Under the first prong of the collateral order doctrine test — labeled the “conclusiveness prong” — the order appealed must “finally resolve a disputed question.” Praxis Properties, Inc. v. Colonial Sav. Bank, S.L.A., 947 F.2d 49, 54 (3d Cir.1991). In determining this, the Supreme Court has contrasted two types of orders: those that are “inherently tentative” and those that are “technically amendable, but made with the expectation that they will be the final word on the subject addressed.” Christy v. Horn, 115 F.3d 201, 204 (3d Cir.1997) (citing Gulfstream Aerospace Corp. v. Mayacamas Corp., 485 U.S. 271, 277, 108 S.Ct. 1133, 99 L.Ed.2d 296 (1988)).

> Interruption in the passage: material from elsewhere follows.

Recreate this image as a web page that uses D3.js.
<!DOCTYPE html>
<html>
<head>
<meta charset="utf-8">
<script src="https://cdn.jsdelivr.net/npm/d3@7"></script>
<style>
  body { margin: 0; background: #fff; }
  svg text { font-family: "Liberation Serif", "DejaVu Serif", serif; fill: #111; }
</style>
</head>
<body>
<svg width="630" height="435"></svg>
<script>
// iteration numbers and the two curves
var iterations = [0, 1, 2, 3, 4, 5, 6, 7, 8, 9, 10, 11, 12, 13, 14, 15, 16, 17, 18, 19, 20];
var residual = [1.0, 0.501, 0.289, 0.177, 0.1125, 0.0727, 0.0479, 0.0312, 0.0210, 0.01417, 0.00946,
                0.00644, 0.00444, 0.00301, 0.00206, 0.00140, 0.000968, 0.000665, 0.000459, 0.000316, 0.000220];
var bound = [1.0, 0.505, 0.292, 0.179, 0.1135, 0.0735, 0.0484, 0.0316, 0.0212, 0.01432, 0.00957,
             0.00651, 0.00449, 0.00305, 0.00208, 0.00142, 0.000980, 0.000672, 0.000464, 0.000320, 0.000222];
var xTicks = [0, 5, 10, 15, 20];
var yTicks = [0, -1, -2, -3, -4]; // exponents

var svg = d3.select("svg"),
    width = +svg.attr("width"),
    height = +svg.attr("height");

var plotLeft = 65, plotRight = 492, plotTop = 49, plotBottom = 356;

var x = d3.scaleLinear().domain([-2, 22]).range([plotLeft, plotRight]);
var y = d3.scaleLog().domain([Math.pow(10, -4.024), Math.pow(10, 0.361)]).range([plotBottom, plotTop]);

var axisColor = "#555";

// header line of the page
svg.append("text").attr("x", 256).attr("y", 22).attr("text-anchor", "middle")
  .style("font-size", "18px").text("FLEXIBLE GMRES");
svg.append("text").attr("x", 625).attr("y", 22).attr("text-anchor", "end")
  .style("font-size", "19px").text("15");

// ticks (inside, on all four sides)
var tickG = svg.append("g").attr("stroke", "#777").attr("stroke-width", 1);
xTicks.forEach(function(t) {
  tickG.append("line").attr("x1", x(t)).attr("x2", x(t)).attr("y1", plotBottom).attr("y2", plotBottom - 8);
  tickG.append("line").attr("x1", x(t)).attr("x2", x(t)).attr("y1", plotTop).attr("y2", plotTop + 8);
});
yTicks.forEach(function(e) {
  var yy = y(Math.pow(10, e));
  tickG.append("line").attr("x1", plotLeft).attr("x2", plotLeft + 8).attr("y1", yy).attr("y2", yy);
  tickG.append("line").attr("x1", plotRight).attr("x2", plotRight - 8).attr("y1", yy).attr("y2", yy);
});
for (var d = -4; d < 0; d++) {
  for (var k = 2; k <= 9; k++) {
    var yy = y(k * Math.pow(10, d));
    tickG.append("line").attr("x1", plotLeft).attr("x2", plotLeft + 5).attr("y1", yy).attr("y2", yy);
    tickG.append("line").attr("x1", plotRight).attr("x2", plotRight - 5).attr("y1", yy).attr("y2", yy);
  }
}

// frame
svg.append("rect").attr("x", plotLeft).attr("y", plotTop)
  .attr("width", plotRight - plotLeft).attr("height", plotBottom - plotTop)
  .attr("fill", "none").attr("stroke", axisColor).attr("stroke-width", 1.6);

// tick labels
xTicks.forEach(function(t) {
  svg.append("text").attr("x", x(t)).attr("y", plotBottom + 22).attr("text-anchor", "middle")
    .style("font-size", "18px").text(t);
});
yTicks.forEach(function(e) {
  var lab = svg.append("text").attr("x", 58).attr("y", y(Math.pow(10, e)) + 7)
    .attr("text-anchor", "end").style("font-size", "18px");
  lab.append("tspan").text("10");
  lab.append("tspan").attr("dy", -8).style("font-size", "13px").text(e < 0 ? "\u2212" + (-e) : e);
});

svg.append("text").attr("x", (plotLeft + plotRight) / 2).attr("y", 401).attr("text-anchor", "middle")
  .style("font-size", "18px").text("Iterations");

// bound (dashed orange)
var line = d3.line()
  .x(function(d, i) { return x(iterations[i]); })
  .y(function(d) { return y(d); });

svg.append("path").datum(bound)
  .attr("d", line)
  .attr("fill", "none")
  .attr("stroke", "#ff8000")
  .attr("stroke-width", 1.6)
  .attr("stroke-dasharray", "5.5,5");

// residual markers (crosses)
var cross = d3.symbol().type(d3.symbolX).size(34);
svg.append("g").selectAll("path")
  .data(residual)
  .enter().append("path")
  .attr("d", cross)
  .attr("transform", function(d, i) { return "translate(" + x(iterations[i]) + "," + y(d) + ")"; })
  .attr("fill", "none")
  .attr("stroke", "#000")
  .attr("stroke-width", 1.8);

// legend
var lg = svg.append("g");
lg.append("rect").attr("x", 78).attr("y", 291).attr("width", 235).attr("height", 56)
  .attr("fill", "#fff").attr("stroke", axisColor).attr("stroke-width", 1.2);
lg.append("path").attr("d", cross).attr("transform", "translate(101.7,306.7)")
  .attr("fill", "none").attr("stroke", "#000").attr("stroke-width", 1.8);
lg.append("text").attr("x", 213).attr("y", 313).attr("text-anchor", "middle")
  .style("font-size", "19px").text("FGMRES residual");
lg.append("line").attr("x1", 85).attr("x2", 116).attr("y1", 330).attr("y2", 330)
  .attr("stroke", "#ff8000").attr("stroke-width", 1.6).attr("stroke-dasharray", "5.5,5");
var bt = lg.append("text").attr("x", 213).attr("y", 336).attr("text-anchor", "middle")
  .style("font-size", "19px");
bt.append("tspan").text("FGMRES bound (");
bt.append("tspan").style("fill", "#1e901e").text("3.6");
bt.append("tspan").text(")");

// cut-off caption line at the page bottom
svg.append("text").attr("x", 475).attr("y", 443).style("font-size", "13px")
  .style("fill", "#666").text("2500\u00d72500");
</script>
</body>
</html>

The conclusion that the conclusiveness prong is not met in our case would be far less certain, however, if the District Court had not indicated a willingness to make a final fee award when the “entire picture is less clouded,” Pretrial Order No. 2622 at 25, which suggests that the fees will be awarded when practical — presumably well before 2016. Though there is scant indication it intends to do so, the Court is free to revisit its allocation of fees through June 30, 2001. Moreover, it has expressly declined to make a final fee award so that the Gunter factors may be applied. In this context, while I do not share my colleagues’ view that the conclusiveness prong is clearly not satisfied, the current state-of-play nonetheless tilts to the conclusion that conclusiveness does not yet exist.37
B.
The case law addressing whether orders respecting interim fee awards fit within the collateral order doctrine places considerable weight on the fact that the fee awards can generally be reviewed at the conclusion of the litigation in the district court. However, an interim fee order may be reviewable when the “mere payment of the fees would make them unrecoverable.” Ruiz v. Estelle, 609 F.2d 118, 119 (5th Cir.1980); see also, e.g., Palmer v. City of *167Chicago, 806 F.2d 1316, 1319-20 (7th Cir.1986).
The Seventh Circuit Court of Appeals has addressed the unreviewability prong of the collateral order doctrine in the context of interim fee awards in a series of cases beginning with Palmer, in which the Court held that an interim fee award was appeal-able when fees were to be paid not to attorneys but to a “revolving fund” for prisoner-plaintiffs. 806 F.2d at 1319-20; see also, e.g., People Who Care v. Rockford Bd. of Educ., 171 F.3d 1083, 1086 (7th Cir.1999); Constr. Indus. Ret. Fund v. Kasper Trucking, Inc., 10 F.3d 465, 468 (7th Cir.1993); People Who Care v. Rockford Bd. of Educ., 921 F.2d 132, 134-35 (7th Cir.1991); Richardson v. Penfold, 900 F.2d 116, 117-18 (7th Cir.1990). In a subsequent case, the Seventh Circuit indicated that although interim awards “are not final in the traditional sense ... [,] they are appealable under the collateral order doctrine when the defendant may have difficulty getting the money back.” People Who Care, 921 F.2d at 134. In this respect, the crucial consideration in determining that an order is immediately ap-pealable is whether “postponing appellate review till the end of the case would cause substantial irreparable harm to the party against whom the order was directed.” Palmer, 806 F.2d at 1319.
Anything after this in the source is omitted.